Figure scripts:
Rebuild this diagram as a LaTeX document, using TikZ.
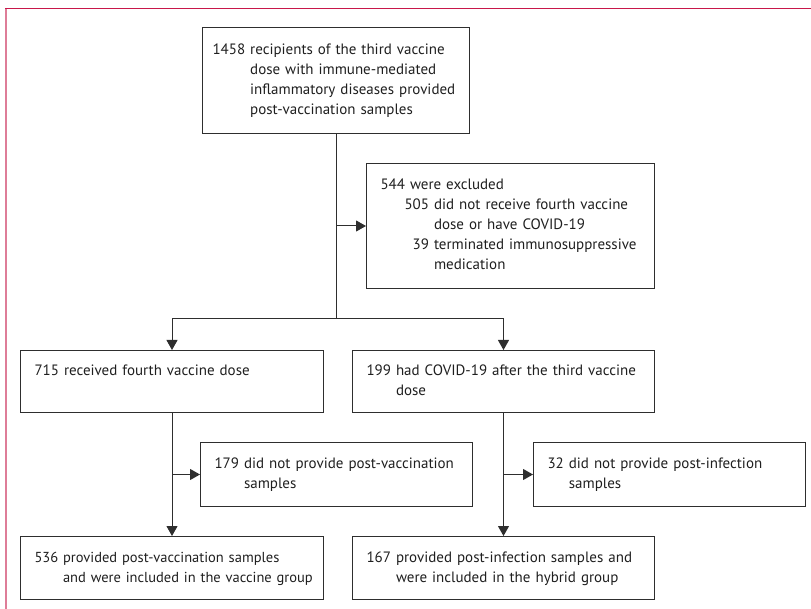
\documentclass[tikz,border=0pt]{standalone}
\usepackage{fontspec}
\setmainfont{PT Sans}
\usetikzlibrary{positioning,arrows.meta}
\definecolor{framered}{HTML}{C8174A}
\definecolor{framepink}{HTML}{DE7D98}
\definecolor{boxline}{HTML}{2E2E2E}
\newcommand{\entry}[2]{\begin{tabular}{@{}r@{\ }l@{}}#1 & #2\end{tabular}}

\begin{document}
\begin{tikzpicture}[
    x=1pt, y=-1pt,
    font=\fontsize{15}{20}\selectfont,
    mybox/.style={draw=boxline, line width=1pt, text=black!88, anchor=north west,
      inner xsep=14pt, inner ysep=0pt, align=left},
    myarrow/.style={draw=boxline, line width=1pt, -{Triangle[length=10pt,width=11pt]}}
    ]
    \useasboundingbox (0,0) rectangle (811,609);

    % frame
    \draw[framepink, line width=2pt] (6,8) -- (6,609);
    \draw[framered, line width=1.8pt] (5,8.5) -- (811,8.5);

    \node[mybox, inner xsep=10pt, text width=247pt, minimum height=106pt] (recip) at (202,27)
      {\entry{1458}{recipients of the third vaccine\\ & dose with immune-mediated\\ & inflammatory diseases provided\\ & post-vaccination samples}};
    \node[mybox, text width=260pt, minimum height=125pt] (excl) at (366,163)
      {\begin{tabular}{@{}l@{}r@{\ }l@{}}
        \multicolumn{3}{@{}l@{}}{544 were excluded}\\
        \hspace{24pt} & 505 & did not receive fourth vaccine\\
        & & dose or have COVID-19\\
        & 39 & terminated immunosuppressive\\
        & & medication
      \end{tabular}};

    \node[mybox, text width=275pt, minimum height=62pt] (fourth) at (20,350)
      {\entry{715}{received fourth vaccine dose\\ & \strut}};
    \node[mybox, text width=274pt, minimum height=62pt] (covid) at (352,350)
      {\entry{199}{had COVID-19 after the third vaccine\\ & dose}};

    \node[mybox, text width=244pt, minimum height=64pt] (nopv) at (200,442)
      {\entry{179}{did not provide post-vaccination\\ & samples}};
    \node[mybox, text width=244pt, minimum height=64pt] (noinf) at (533,442)
      {\entry{32}{did not provide post-infection\\ & samples}};

    \node[mybox, font=\fontsize{14.5}{20}\selectfont, text width=275pt, minimum height=63pt] (vgroup) at (20,536)
      {\entry{536}{provided post-vaccination samples\\ & and were included in the vaccine group}};
    \node[mybox, text width=274pt, minimum height=63pt] (hgroup) at (352,536)
      {\entry{167}{provided post-infection samples and\\ & were included in the hybrid group}};

    \coordinate (split) at (recip.south |- 0,319);

    \draw[boxline, line width=1pt] (recip.south) -- (split);
    \draw[myarrow] (recip.south |- excl.west) -- (excl.west);
    \draw[myarrow] (split) -| (fourth.north);
    \draw[myarrow] (split) -| (covid.north);

    \draw[myarrow] (fourth.south) -- (vgroup.north);
    \draw[myarrow] (fourth.south |- nopv.west) -- (nopv.west);
    \draw[myarrow] (covid.south) -- (hgroup.north);
    \draw[myarrow] (covid.south |- noinf.west) -- (noinf.west);
  \end{tikzpicture}
\end{document}
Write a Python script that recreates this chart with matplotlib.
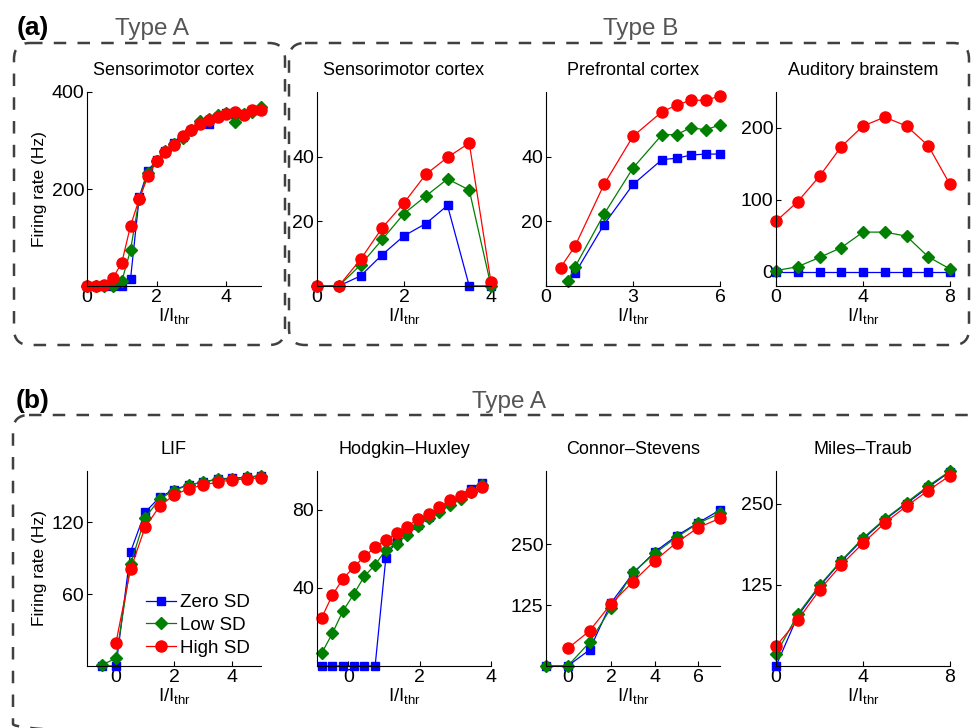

### EXERCISE INSTRUCTIONS
Filter lines by "this" and return each hit.

### OUTPUT OF THE EXERCISE
Rebuild this diagram as a LaTeX document, using TikZ.
Write a Python script that recreates this chart with matplotlib.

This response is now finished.